Scan the material that follows. Copy every line containing the word "code".

------

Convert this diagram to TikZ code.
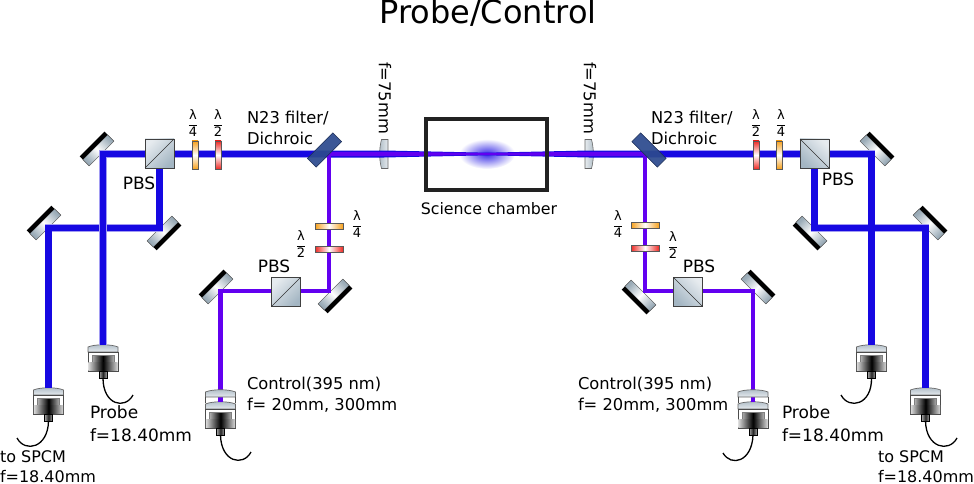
\documentclass[tikz,border=0pt]{standalone}
\usepackage{fontspec}
\setmainfont{DejaVu Sans}
\usetikzlibrary{calc,positioning,shapes.geometric}
\definecolor{beamblue}{HTML}{1608E2}
\definecolor{beampurple}{HTML}{6200F0}
\definecolor{mirgray}{HTML}{9AABB7}
\definecolor{cubelight}{HTML}{E6EBEF}
\definecolor{cubedark}{HTML}{A4B6C3}
\definecolor{dichblue}{HTML}{2C4A8E}
\definecolor{plateorange}{HTML}{F6A01C}
\definecolor{platered}{HTML}{EE2A24}
\definecolor{ink}{HTML}{222222}
\newcommand{\lamfrac}[1]{$\displaystyle\frac{\hbox{λ}}{\hbox{#1}}$}
\tikzset{
  pics/coupler/.style={code={
    \path[draw=black!60,line width=.7pt,top color=mirgray!80,bottom color=cubelight]
      (-15,3) .. controls (-8,0) and (8,0) .. (15,3) -- (15,8) -- (-15,8) -- cycle;
    \path[draw=black!70,line width=.8pt,fill=white] (-15,8) rectangle (15,27);
    \path[draw=black!50,line width=.5pt,left color=black!30,right color=black!30,middle color=black] (-11,11) rectangle (11,18);
    \path[left color=black!15,right color=black!15,middle color=black] (-14.6,18) rectangle (14.6,26.6);
    \path[draw=black,line width=.7pt,left color=black!35,right color=black!35,middle color=black!85] (-4,27) rectangle (4,34);
    \coordinate (-in) at (0,1);
    \coordinate (-fib) at (0,34);
  }},
  pics/couplerlens/.style={code={
    \path[draw=black!60,line width=.7pt,top color=mirgray!80,bottom color=cubelight]
      (-15,3) .. controls (-8,0) and (8,0) .. (15,3) -- (15,8) -- (-15,8) -- cycle;
    \draw[black!70,line width=.8pt] (-15,8) -- (-15,14) (15,8) -- (15,14);
  }}
}
\begin{document}
\begin{tikzpicture}[x=1pt,y=-1pt,
  every node/.style={inner sep=0pt,outer sep=0pt},
  txt/.style={font=\fontsize{16.3}{21.5}\selectfont,align=left},
  prbtxt/.style={font=\fontsize{17}{23}\selectfont,align=left},
  spctxt/.style={font=\fontsize{16}{20.5}\selectfont},
  pbstxt/.style={font=\fontsize{17}{20}\selectfont},
  lamtxt/.style={font=\fontsize{13}{13}\selectfont},
  mirbody/.style={rectangle,minimum width=35pt,minimum height=9pt,draw=black!70,line width=.4pt,
    top color=mirgray,bottom color=mirgray,middle color=white,rotate=#1,shading angle=#1-90},
  mirback/.style={rectangle,minimum width=35pt,minimum height=4.5pt,fill=black,rotate=#1,anchor=south},
  cube/.style={rectangle,minimum size=29pt,draw=black!75,line width=.7pt,
    top color=cubelight,bottom color=cubedark,shading angle=#1},
  wplate/.style={rectangle,minimum width=6pt,minimum height=28pt,draw=black!65,line width=.6pt,
    top color=#1,bottom color=#1,middle color=white},
  wplateh/.style={rectangle,minimum width=28pt,minimum height=6pt,draw=black!65,line width=.6pt,
    left color=#1,right color=#1,middle color=white},
  dichroic/.style={rectangle,minimum width=36pt,minimum height=12.5pt,draw=dichblue!60!black,line width=.5pt,
    fill=dichblue,fill opacity=.93,rotate=#1},
  prbbeam/.style={draw=beamblue,line width=6.5pt,preaction={draw=beamblue!40,line width=7.8pt}},
  ctlbeam/.style={draw=beampurple,line width=4.4pt},
  fibre/.style={draw=black,line width=1.3pt}]
  \useasboundingbox (0,0) rectangle (974,484);
  \node[font=\fontsize{32}{34}\selectfont] (title) at (488,13) {Probe/Control};
  % mirrors
  \foreach \nm/\px/\py/\ang in {mPrbL/98.4/150.4/45,mSpcL/45.4/224.4/45,mPbsL/162.6/231.6/225,mCtaL/217.4/288.4/45,mCtbL/333.6/294.6/225,
      mPrbR/875.6/150.4/-45,mSpcR/928.6/224.4/-45,mPbsR/811.4/231.6/135,mCtaR/756.6/288.4/-45,mCtbR/640.4/295.6/135}{
    \node[mirbody=\ang] (\nm) at (\px,\py) {};
    \node[mirback=\ang] (\nm b) at (\nm.north) {};
  }
  % fibre couplers
  \pic (cpSpcL) at (48.5,387) {coupler};
  \pic (cpPrbL) at (103,344) {coupler};
  \pic (cpCtlL) at (220.5,401) {coupler};
  \pic (cpCtlR) at (753,401) {coupler};
  \pic (cpPrbR) at (871.5,344) {coupler};
  \pic (cpSpcR) at (925.5,387) {coupler};
  % chamber cloud
  \node[ellipse,minimum width=56pt,minimum height=30pt,inner color=beamblue!85,outer color=white] (cloud) at (487,154) {};
  % points on the beam lines
  \coordinate (dL) at (329,154);
  \coordinate (dR) at (645,154);
  \coordinate (focus) at (487,154);
  \coordinate (lensL) at (384,154);
  \coordinate (lensR) at (589,154);
  \coordinate (cPbsL) at (159.5,153.5);
  \coordinate (cPbsR) at (814.5,153.5);
  % lenses
  \path[draw=black!60,line width=.6pt,left color=mirgray!80,right color=cubelight]
    ($(lensL)+(4,-14.5)$) -- ($(lensL)+(-2.5,-14.5)$) .. controls ($(lensL)+(-5,-5)$) and ($(lensL)+(-5,5)$) .. ($(lensL)+(-2.5,14.5)$) -- ($(lensL)+(4,14.5)$) -- cycle;
  \path[draw=black!60,line width=.6pt,right color=mirgray!80,left color=cubelight]
    ($(lensR)+(-4,-14.5)$) -- ($(lensR)+(2.5,-14.5)$) .. controls ($(lensR)+(5,-5)$) and ($(lensR)+(5,5)$) .. ($(lensR)+(2.5,14.5)$) -- ($(lensR)+(-4,14.5)$) -- cycle;
  % probe beams
  \coordinate (bPrbL) at (103,154);
  \coordinate (bSpcL) at (48.5,228);
  \coordinate (bPbsL) at (159.5,228);
  \coordinate (bPrbR) at (871.5,154);
  \coordinate (bSpcR) at (925.5,228);
  \coordinate (bPbsR) at (814.5,228);
  \draw[prbbeam] (cpSpcL-in) -- (bSpcL) -- (bPbsL) -- (cPbsL);
  \draw[prbbeam] (cpPrbL-in) -- (bPrbL) -- (dL);
  \draw[prbbeam] (cpSpcR-in) -- (bSpcR) -- (bPbsR) -- (cPbsR);
  \draw[prbbeam] (cpPrbR-in) -- (bPrbR) -- (dR);
  \fill[beamblue] ($(dL)+(0,-3.5)$) -- ($(lensL)+(0,-3.5)$) -- ($(focus)+(0,-1.3)$) -- ($(lensR)+(0,-3.5)$) -- ($(dR)+(0,-3.5)$)
    -- ($(dR)+(0,3.5)$) -- ($(lensR)+(0,3.5)$) -- ($(focus)+(0,1.3)$) -- ($(lensL)+(0,3.5)$) -- ($(dL)+(0,3.5)$) -- cycle;
  % control beams
  \coordinate (bCtaL) at (220.5,291);
  \coordinate (bCtbL) at (329,291);
  \coordinate (bCtaR) at (753,291);
  \coordinate (bCtbR) at (645,291);
  \draw[ctlbeam] (cpCtlL-in) -- (bCtaL) -- (bCtbL) -- (dL);
  \draw[ctlbeam] (cpCtlR-in) -- (bCtaR) -- (bCtbR) -- (dR);
  \fill[beampurple] ($(dL)+(-2.2,-2.2)$) -- ($(lensL)+(0,-2.2)$) -- ($(focus)+(0,-1)$) -- ($(lensR)+(0,-2.2)$) -- ($(dR)+(2.2,-2.2)$)
    -- ($(dR)+(2.2,2.2)$) -- ($(lensR)+(0,2.2)$) -- ($(focus)+(0,1)$) -- ($(lensL)+(0,2.2)$) -- ($(dL)+(-2.2,2.2)$) -- cycle;
  % optics on top of the beams
  \node[cube=45] (pbsL) at (cPbsL) {};
  \node[cube=-45] (pbsR) at (cPbsR) {};
  \node[cube=45] (pbsCL) at (286,292) {};
  \node[cube=-45] (pbsCR) at (688,292) {};
  \draw[black!80,line width=.6pt] (pbsL.south west) -- (pbsL.north east);
  \draw[black!80,line width=.6pt] (pbsCL.south west) -- (pbsCL.north east);
  \draw[black!80,line width=.6pt] (pbsR.north west) -- (pbsR.south east);
  \draw[black!80,line width=.6pt] (pbsCR.north west) -- (pbsCR.south east);
  \node[dichroic=45] (dichL) at (324.5,150) {};
  \node[dichroic=-45] (dichR) at (649,150) {};
  \node[wplate=plateorange] (qwpL) at (195,155) {};
  \node[wplate=platered] (hwpL) at (218,155) {};
  \node[wplate=platered] (hwpR) at (756,155) {};
  \node[wplate=plateorange] (qwpR) at (779,155) {};
  \node[wplateh=plateorange] (qwpCL) at (329,226) {};
  \node[wplateh=platered] (hwpCL) at (329,249) {};
  \node[wplateh=plateorange] (qwpCR) at (645,225) {};
  \node[wplateh=platered] (hwpCR) at (645,248) {};
  \node[rectangle,minimum width=121pt,minimum height=71pt,draw=ink,line width=4pt] (chamber) at (486.8,154.5) {};
  \pic at (220.5,389) {couplerlens};
  \pic at (753,389) {couplerlens};
  % fibres
  \coordinate (fSpcL) at (17,438);
  \coordinate (fPrbL) at (133,395);
  \coordinate (fCtlL) at (251,452);
  \coordinate (fCtlR) at (723,453);
  \coordinate (fPrbR) at (841,395);
  \coordinate (fSpcR) at (957,438);
  \draw[fibre] (cpSpcL-fib) .. controls (48,448) and (25,453) .. (fSpcL);
  \draw[fibre] (cpPrbL-fib) .. controls (103,405) and (125,410) .. (fPrbL);
  \draw[fibre] (cpCtlL-fib) .. controls (221,462) and (243,467) .. (fCtlL);
  \draw[fibre] (cpCtlR-fib) .. controls (752,462) and (731,467) .. (fCtlR);
  \draw[fibre] (cpPrbR-fib) .. controls (872,405) and (849,410) .. (fPrbR);
  \draw[fibre] (cpSpcR-fib) .. controls (926,448) and (949,453) .. (fSpcR);
  % labels
  \node[lamtxt,above=5pt of qwpL,xshift=-2pt] (lq1) {\lamfrac{4}};
  \node[lamtxt,above=5pt of hwpL] (lh1) {\lamfrac{2}};
  \node[lamtxt,above=5pt of hwpR] (lh2) {\lamfrac{2}};
  \node[lamtxt,above=5pt of qwpR,xshift=2pt] (lq2) {\lamfrac{4}};
  \node[lamtxt] (lq3) at (357,224) {\lamfrac{4}};
  \node[lamtxt] (lh3) at (301,244) {\lamfrac{2}};
  \node[lamtxt] (lq4) at (618,224) {\lamfrac{4}};
  \node[lamtxt] (lh4) at (673,245) {\lamfrac{2}};
  \node[pbstxt] (tPbsL) at (139,183) {PBS};
  \node[pbstxt] (tPbsCL) at (274,266) {PBS};
  \node[pbstxt] (tPbsCR) at (699,266) {PBS};
  \node[pbstxt] (tPbsR) at (838,179) {PBS};
  \node[txt,rotate=-90] (tLensL) at (385,98) {f=75mm};
  \node[txt,rotate=-90] (tLensR) at (590,98) {f=75mm};
  \node[txt,anchor=west] (tDichL) at (247,128) {N23 filter/\\Dichroic};
  \node[txt,anchor=west] (tDichR) at (651,128) {N23 filter/\\Dichroic};
  \node[font=\fontsize{15.8}{20}\selectfont] (tChamber) at (489,209) {Science chamber};
  \node[spctxt,anchor=base west] (tSpcLa) at (0,462) {to SPCM};
  \node[spctxt,anchor=base west] (tSpcLb) at (0,482) {f=18.40mm};
  \node[prbtxt,anchor=west] (tPrbL) at (90,424) {Probe\\f=18.40mm};
  \node[txt,anchor=west] (tCtlL) at (247,395) {Control(395 nm)\\f= 20mm, 300mm};
  \node[txt,anchor=west] (tCtlR) at (578,395) {Control(395 nm)\\f= 20mm, 300mm};
  \node[prbtxt,anchor=west] (tPrbR) at (782,424) {Probe\\f=18.40mm};
  \node[spctxt,anchor=base west] (tSpcRa) at (878,462) {to SPCM};
  \node[spctxt,anchor=base west] (tSpcRb) at (878,482) {f=18.40mm};
\end{tikzpicture}
\end{document}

------

# [TASK RESPONSE]
Convert this diagram to TikZ code.
  pics/coupler/.style={code={
  pics/couplerlens/.style={code={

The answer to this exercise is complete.